## [GIVEN PROBLEM]
Using the data below, return word for word every line from the one holding "Write the TikZ code for this diagram." down to the one holding "(0,0) rectangle (649,1252);". Leave pictures out.

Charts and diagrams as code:
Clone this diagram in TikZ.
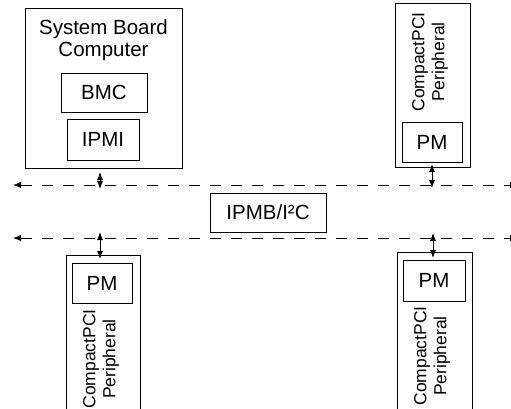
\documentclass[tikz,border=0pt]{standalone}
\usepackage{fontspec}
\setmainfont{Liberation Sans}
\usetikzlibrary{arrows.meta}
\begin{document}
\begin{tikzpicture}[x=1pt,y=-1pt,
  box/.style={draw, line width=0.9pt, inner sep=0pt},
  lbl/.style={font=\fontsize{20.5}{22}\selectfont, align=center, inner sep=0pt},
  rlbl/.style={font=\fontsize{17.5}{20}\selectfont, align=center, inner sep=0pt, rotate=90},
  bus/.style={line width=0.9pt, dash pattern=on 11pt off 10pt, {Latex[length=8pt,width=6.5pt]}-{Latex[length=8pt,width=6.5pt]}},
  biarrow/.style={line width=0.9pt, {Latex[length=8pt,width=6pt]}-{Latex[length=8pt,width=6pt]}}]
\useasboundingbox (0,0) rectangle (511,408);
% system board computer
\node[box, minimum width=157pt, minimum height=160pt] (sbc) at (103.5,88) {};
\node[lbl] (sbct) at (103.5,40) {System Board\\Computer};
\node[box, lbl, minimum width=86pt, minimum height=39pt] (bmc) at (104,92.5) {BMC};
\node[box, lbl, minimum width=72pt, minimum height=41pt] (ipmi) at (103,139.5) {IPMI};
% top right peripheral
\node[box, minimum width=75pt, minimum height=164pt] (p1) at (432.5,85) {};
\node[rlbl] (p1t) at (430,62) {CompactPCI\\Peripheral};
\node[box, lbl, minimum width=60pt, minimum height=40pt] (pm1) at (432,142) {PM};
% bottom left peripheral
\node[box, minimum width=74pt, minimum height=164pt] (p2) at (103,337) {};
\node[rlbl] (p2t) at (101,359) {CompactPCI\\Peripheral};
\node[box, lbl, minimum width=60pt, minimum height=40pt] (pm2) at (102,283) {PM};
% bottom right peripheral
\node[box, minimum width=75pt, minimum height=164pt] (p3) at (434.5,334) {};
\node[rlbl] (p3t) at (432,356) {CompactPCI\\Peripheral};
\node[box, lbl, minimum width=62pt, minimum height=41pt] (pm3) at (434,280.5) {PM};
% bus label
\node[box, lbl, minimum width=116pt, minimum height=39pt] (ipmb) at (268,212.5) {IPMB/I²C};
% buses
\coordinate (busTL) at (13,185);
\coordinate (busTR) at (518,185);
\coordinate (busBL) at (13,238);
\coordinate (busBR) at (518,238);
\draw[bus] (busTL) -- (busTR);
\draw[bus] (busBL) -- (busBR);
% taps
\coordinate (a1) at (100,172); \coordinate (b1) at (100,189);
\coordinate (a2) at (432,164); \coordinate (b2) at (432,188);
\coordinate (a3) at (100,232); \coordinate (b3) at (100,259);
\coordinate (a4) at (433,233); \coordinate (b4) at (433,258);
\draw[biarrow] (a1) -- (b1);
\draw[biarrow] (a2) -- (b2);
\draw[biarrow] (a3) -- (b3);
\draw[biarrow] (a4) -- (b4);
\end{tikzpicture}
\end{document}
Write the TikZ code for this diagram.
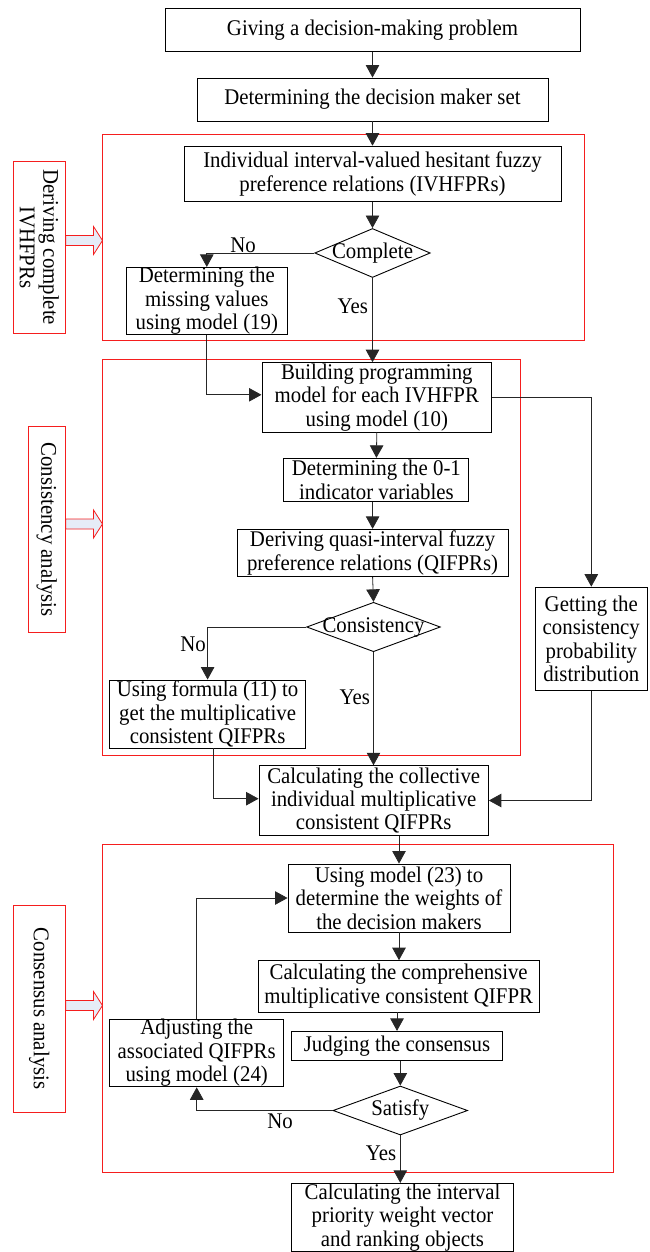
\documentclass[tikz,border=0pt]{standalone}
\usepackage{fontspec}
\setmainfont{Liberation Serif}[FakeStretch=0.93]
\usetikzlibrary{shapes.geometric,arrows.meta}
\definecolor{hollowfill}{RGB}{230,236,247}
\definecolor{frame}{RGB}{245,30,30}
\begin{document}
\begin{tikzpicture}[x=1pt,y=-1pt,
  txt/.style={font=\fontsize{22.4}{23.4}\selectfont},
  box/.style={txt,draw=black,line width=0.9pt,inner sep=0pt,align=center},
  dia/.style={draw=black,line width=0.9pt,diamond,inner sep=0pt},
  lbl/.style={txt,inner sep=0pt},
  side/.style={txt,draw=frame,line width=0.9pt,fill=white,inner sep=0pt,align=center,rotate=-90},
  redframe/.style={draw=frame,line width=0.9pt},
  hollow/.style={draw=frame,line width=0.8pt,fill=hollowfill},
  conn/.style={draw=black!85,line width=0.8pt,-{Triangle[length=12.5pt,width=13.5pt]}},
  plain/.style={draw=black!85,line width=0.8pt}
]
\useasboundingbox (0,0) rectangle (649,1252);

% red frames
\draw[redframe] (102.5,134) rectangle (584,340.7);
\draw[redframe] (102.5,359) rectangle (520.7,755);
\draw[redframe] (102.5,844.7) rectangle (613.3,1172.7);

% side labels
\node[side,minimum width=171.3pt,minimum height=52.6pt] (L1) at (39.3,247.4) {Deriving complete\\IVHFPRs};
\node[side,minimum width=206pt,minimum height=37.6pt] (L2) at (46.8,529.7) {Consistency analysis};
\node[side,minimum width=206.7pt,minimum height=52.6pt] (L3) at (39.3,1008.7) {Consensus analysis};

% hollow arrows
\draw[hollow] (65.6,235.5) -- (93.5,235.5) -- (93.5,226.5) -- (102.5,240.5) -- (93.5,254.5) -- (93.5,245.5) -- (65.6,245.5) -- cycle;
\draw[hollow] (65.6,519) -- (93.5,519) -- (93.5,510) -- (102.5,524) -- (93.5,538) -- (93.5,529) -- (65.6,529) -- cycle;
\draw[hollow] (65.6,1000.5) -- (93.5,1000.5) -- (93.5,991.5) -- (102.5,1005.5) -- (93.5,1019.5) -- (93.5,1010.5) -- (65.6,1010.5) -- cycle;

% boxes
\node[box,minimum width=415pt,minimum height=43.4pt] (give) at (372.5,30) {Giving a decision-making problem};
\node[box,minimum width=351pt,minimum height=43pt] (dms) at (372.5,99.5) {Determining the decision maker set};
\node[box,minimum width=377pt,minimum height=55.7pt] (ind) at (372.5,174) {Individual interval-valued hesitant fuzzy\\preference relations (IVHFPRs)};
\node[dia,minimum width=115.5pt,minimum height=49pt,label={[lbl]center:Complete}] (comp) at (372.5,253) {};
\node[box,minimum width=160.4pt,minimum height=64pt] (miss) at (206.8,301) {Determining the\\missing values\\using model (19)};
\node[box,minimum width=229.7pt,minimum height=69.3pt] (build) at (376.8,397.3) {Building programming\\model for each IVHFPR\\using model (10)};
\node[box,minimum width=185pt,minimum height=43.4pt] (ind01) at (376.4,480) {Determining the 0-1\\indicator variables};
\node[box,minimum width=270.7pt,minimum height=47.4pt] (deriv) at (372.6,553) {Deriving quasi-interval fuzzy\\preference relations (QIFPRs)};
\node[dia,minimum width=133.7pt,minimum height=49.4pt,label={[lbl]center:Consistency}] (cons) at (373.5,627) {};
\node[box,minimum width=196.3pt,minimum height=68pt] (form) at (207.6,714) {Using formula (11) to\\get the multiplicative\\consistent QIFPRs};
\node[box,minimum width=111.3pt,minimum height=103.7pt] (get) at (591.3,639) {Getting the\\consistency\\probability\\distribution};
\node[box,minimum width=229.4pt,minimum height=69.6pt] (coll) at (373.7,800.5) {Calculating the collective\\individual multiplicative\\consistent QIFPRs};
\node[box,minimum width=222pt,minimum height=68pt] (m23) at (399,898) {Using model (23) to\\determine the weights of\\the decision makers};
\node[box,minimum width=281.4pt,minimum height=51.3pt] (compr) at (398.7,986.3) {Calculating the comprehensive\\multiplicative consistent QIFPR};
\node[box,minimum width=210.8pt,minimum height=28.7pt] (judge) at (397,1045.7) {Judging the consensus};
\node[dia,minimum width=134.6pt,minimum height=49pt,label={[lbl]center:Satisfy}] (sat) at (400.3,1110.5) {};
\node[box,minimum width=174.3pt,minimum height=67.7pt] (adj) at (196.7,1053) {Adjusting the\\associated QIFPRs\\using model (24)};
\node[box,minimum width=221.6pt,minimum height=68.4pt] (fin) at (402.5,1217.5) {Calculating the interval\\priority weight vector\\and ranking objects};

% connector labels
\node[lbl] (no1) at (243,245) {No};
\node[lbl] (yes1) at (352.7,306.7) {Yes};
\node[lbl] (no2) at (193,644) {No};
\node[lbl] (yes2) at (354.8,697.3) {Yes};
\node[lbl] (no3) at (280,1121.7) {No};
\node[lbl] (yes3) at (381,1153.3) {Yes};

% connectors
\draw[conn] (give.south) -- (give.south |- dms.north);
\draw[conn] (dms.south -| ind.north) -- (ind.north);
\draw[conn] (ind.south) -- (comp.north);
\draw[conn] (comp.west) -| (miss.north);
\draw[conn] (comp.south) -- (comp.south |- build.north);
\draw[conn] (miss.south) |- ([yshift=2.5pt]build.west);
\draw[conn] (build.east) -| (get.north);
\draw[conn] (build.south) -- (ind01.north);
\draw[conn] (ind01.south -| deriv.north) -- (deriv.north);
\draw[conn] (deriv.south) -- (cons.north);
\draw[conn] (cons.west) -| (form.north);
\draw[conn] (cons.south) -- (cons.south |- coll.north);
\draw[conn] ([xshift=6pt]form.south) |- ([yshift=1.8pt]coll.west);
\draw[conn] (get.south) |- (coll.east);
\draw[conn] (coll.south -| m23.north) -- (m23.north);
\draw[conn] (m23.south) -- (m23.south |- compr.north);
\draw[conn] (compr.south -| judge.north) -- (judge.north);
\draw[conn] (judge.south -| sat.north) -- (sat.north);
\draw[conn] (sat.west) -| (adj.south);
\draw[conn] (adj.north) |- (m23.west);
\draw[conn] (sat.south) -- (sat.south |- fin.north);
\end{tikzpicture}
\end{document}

## [FINAL RESULT]
Write the TikZ code for this diagram.
\documentclass[tikz,border=0pt]{standalone}
\usepackage{fontspec}
\setmainfont{Liberation Serif}[FakeStretch=0.93]
\usetikzlibrary{shapes.geometric,arrows.meta}
\definecolor{hollowfill}{RGB}{230,236,247}
\definecolor{frame}{RGB}{245,30,30}
\begin{document}
\begin{tikzpicture}[x=1pt,y=-1pt,
  txt/.style={font=\fontsize{22.4}{23.4}\selectfont},
  box/.style={txt,draw=black,line width=0.9pt,inner sep=0pt,align=center},
  dia/.style={draw=black,line width=0.9pt,diamond,inner sep=0pt},
  lbl/.style={txt,inner sep=0pt},
  side/.style={txt,draw=frame,line width=0.9pt,fill=white,inner sep=0pt,align=center,rotate=-90},
  redframe/.style={draw=frame,line width=0.9pt},
  hollow/.style={draw=frame,line width=0.8pt,fill=hollowfill},
  conn/.style={draw=black!85,line width=0.8pt,-{Triangle[length=12.5pt,width=13.5pt]}},
  plain/.style={draw=black!85,line width=0.8pt}
]
\useasboundingbox (0,0) rectangle (649,1252);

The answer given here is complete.